• [WHAT TO DO] Your answer should be a single number: the count of lines containing "this".

• [INFORMATION PROVIDED]
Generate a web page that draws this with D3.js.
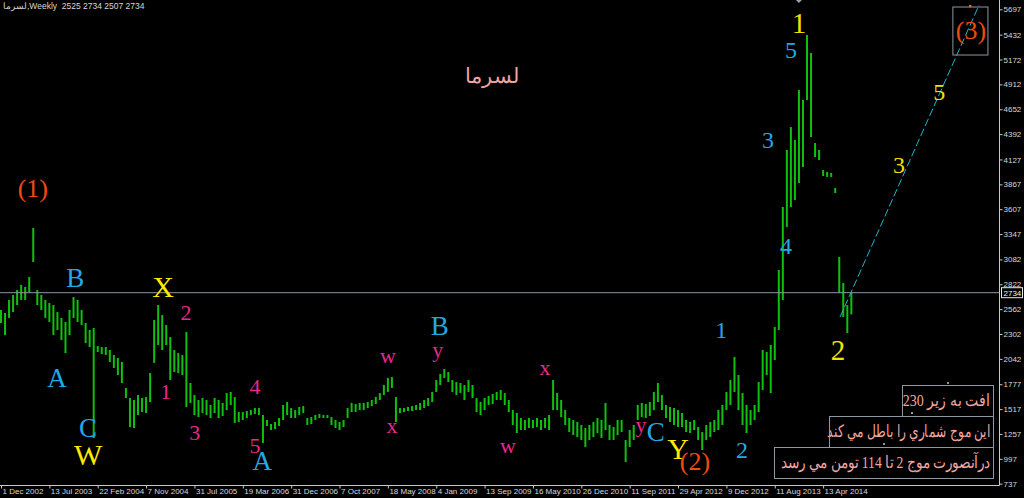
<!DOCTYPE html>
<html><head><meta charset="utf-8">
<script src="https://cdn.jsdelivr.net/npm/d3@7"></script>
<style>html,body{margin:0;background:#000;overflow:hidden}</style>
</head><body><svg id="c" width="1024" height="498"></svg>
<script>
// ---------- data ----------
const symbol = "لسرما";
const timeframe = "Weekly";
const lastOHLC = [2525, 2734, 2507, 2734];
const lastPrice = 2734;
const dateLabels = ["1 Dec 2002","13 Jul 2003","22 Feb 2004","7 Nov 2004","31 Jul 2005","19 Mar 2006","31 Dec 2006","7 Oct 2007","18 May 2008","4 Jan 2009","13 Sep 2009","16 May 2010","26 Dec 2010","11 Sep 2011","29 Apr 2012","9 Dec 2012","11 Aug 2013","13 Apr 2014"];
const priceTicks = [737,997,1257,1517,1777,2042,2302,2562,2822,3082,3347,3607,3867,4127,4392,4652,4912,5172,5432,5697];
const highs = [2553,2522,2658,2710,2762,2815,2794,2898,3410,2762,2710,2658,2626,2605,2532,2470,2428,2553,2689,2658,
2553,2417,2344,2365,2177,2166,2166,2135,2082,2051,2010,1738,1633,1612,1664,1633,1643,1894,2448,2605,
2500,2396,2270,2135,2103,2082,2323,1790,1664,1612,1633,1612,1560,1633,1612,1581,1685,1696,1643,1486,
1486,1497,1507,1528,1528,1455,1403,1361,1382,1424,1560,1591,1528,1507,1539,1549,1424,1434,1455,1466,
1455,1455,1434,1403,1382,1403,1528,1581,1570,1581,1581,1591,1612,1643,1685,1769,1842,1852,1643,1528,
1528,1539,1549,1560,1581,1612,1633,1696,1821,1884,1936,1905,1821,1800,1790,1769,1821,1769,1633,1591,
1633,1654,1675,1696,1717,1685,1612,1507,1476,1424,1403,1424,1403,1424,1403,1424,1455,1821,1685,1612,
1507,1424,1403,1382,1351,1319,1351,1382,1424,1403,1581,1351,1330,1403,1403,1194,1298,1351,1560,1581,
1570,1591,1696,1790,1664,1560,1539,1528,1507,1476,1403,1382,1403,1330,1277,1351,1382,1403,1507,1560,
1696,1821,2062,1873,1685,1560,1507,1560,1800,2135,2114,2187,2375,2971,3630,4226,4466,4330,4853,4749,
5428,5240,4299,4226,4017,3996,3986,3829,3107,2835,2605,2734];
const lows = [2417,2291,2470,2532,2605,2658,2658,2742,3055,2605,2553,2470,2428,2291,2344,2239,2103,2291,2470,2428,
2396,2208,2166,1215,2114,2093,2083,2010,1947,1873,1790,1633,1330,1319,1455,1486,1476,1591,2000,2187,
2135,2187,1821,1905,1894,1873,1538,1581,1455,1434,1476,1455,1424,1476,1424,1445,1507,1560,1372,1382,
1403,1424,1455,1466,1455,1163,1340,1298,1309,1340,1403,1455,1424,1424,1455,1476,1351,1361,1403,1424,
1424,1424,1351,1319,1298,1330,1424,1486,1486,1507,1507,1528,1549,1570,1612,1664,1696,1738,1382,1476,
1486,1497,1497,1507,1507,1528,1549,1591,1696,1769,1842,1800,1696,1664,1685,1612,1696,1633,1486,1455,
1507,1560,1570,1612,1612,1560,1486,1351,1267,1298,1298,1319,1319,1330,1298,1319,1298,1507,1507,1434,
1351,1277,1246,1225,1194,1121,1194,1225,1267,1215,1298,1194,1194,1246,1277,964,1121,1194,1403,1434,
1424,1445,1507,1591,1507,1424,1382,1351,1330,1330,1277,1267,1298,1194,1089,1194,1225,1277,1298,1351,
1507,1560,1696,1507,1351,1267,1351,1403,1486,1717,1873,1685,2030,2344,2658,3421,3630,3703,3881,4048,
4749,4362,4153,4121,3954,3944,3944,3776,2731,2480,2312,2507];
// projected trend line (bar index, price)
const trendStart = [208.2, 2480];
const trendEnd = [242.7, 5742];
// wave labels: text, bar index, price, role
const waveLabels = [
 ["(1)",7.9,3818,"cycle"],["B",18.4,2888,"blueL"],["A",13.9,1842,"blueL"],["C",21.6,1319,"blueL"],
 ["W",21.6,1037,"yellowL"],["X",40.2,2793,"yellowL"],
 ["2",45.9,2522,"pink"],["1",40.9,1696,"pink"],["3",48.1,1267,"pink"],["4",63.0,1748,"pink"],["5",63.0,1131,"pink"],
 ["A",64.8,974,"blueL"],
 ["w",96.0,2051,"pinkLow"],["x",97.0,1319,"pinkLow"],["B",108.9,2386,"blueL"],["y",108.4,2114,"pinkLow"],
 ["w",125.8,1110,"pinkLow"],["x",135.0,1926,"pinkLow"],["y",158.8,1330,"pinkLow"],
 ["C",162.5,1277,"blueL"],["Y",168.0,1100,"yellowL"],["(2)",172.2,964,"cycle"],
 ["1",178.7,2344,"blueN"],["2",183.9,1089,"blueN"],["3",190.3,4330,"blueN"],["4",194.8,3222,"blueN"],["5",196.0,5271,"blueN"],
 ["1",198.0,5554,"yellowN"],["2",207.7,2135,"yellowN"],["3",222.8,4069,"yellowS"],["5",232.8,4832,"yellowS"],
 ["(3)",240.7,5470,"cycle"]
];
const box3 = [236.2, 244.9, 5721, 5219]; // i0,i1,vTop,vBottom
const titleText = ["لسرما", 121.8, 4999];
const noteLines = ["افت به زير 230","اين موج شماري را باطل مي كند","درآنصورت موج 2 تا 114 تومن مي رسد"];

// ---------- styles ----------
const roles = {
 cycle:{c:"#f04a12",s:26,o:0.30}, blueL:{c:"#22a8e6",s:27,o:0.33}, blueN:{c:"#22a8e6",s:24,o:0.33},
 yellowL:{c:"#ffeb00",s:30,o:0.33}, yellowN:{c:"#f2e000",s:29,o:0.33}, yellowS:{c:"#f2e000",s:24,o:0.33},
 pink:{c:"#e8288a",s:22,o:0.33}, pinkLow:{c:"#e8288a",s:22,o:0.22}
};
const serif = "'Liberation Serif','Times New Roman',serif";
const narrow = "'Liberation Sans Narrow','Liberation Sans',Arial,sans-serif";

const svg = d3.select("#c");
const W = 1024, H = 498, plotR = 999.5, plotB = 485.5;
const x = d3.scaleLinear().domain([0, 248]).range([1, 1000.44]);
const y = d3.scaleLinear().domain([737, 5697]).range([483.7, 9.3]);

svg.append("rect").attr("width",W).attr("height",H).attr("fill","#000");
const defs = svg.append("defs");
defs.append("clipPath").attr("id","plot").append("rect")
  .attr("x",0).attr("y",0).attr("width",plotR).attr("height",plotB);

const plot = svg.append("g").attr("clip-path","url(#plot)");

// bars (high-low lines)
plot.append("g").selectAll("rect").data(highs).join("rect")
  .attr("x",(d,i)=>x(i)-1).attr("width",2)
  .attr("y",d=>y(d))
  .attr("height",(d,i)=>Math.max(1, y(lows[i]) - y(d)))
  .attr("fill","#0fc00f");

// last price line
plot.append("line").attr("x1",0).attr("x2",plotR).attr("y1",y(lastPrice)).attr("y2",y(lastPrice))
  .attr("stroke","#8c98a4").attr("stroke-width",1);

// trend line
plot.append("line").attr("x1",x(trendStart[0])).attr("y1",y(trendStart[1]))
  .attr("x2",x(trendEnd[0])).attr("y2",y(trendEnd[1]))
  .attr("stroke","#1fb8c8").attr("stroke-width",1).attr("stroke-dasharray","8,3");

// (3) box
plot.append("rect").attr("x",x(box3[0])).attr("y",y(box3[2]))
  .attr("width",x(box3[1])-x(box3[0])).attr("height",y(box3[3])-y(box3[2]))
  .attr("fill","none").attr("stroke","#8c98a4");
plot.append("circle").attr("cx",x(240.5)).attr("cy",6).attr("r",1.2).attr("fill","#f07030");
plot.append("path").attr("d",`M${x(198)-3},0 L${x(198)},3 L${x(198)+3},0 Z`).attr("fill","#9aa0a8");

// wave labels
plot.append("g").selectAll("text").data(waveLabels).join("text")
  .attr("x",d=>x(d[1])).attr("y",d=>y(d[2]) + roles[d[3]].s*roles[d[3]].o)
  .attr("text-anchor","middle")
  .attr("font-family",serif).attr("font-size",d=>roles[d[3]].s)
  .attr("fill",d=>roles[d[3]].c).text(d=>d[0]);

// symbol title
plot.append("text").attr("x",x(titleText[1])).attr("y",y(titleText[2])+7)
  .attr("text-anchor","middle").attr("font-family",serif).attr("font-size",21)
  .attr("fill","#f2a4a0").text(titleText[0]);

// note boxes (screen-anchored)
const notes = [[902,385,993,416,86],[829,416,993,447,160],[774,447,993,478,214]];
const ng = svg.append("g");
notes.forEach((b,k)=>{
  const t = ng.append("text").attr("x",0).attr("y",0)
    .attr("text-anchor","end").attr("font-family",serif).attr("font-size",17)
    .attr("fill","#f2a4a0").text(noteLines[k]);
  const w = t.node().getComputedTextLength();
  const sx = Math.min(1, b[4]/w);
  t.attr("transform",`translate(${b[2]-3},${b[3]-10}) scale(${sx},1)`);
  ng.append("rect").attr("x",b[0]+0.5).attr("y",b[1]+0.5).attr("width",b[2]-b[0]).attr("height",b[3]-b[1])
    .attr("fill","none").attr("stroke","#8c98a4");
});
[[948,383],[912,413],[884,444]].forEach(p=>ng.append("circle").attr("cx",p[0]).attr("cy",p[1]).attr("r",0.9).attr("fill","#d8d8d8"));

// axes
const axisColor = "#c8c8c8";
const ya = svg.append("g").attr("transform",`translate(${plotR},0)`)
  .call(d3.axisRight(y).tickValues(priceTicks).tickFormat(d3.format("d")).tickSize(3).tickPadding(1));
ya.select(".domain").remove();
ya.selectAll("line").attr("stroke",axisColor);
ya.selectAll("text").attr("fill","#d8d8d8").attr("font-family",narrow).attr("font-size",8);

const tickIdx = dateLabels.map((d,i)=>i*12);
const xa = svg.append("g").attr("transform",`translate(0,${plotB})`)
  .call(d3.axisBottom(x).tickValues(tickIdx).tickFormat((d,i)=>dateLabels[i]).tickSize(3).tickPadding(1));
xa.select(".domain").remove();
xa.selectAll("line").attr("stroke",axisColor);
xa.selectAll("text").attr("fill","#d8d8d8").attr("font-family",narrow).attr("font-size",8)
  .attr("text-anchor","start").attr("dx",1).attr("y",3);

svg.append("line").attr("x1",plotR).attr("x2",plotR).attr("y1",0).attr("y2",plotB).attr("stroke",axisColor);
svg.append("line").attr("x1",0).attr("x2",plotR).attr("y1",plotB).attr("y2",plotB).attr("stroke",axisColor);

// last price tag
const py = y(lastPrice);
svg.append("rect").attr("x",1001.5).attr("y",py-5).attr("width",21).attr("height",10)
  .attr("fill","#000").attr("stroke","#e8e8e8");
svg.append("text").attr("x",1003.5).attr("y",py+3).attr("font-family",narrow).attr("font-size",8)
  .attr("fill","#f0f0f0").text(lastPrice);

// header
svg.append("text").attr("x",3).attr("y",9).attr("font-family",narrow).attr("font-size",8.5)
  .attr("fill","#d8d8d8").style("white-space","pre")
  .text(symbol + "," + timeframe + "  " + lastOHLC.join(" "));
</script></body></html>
---
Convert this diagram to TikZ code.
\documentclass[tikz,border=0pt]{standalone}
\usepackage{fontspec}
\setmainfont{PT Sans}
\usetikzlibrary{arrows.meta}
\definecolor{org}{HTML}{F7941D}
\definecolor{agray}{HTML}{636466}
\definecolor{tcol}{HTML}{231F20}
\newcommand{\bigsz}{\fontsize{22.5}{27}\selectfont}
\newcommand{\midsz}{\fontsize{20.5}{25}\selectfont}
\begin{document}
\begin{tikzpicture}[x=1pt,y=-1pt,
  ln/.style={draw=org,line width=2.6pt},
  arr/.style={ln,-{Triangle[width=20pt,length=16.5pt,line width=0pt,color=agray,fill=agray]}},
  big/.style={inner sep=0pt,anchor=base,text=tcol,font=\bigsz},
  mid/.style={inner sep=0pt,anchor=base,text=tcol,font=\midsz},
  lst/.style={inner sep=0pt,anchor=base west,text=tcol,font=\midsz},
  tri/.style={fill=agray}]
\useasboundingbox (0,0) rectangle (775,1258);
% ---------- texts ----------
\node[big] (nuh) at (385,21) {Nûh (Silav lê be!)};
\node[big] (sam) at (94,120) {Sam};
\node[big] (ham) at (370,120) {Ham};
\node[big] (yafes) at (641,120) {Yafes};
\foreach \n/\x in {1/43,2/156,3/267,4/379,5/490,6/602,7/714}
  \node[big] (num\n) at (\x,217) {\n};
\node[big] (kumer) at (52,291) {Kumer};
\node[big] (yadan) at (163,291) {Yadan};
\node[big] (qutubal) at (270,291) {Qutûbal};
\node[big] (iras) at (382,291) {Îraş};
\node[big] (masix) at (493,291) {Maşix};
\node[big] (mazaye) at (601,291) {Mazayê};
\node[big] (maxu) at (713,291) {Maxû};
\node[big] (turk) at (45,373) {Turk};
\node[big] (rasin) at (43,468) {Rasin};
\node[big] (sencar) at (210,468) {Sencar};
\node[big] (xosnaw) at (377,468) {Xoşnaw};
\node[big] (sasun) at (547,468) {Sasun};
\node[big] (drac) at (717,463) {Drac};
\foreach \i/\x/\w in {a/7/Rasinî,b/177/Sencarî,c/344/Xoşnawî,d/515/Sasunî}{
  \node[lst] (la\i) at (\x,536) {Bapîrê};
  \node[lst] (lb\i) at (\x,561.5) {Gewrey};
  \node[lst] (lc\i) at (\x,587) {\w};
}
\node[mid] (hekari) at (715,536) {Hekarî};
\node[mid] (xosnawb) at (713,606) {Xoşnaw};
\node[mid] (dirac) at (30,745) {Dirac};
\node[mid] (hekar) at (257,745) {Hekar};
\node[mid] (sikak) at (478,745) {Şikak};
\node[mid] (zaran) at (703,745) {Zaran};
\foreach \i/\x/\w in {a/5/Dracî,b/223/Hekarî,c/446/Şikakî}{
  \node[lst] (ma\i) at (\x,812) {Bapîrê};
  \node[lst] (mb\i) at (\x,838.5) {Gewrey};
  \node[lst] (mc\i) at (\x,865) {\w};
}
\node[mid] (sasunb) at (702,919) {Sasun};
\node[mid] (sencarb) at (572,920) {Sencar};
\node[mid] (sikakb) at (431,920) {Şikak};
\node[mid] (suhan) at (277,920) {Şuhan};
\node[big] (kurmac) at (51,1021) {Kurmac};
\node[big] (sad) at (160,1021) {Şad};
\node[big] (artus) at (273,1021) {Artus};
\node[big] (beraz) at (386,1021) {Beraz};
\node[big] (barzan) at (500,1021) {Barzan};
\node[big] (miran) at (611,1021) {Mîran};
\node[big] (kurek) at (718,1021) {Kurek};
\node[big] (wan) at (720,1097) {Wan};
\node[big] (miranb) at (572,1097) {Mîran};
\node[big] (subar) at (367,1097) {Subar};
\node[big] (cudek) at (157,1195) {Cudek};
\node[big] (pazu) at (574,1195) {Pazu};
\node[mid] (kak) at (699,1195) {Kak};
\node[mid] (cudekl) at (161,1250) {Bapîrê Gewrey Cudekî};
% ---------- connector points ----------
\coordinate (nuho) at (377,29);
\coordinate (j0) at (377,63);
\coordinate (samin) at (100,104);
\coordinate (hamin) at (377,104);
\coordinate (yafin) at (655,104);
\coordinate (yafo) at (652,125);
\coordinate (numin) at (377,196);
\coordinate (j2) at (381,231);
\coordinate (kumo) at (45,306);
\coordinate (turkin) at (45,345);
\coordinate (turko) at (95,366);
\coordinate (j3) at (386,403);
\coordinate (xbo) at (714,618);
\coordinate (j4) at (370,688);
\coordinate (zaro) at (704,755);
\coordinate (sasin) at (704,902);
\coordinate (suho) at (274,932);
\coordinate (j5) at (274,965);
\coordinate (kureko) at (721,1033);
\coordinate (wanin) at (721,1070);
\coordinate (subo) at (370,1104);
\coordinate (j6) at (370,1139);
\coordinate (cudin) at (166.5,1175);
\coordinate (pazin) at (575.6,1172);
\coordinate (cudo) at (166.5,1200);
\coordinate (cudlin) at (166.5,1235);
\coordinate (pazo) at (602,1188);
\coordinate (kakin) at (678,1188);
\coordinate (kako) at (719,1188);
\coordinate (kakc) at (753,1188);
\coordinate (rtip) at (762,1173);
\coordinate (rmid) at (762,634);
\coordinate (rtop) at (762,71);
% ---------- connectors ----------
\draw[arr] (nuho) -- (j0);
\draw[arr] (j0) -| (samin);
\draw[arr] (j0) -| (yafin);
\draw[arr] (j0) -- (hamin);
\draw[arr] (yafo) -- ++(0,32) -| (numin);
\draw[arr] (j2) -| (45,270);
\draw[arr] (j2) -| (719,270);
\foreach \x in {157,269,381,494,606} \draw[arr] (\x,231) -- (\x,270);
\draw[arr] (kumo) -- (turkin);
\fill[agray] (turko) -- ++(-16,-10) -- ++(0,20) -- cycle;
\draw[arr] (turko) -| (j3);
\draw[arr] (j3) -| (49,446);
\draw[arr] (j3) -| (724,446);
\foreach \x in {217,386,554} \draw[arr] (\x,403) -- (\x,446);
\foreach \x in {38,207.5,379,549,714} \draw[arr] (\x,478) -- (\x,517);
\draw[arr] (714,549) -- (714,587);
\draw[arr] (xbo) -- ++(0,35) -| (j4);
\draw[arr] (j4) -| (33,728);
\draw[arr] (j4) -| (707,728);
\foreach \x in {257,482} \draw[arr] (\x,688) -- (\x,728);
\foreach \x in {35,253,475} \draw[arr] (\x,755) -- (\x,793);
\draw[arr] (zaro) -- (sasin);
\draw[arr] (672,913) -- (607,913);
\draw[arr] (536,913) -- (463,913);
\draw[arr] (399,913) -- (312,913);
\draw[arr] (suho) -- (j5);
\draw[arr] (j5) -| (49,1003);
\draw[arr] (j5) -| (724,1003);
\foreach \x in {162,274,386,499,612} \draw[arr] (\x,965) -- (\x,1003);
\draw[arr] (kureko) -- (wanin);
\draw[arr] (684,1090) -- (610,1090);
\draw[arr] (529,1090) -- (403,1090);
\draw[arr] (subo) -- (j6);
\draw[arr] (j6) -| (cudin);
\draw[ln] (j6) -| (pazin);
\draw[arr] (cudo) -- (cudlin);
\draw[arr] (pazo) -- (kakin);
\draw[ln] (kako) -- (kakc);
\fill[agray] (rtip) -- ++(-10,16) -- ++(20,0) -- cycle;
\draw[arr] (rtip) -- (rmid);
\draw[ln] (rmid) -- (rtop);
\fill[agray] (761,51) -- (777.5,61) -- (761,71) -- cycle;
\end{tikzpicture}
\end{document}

• [WORKED ANSWER] 2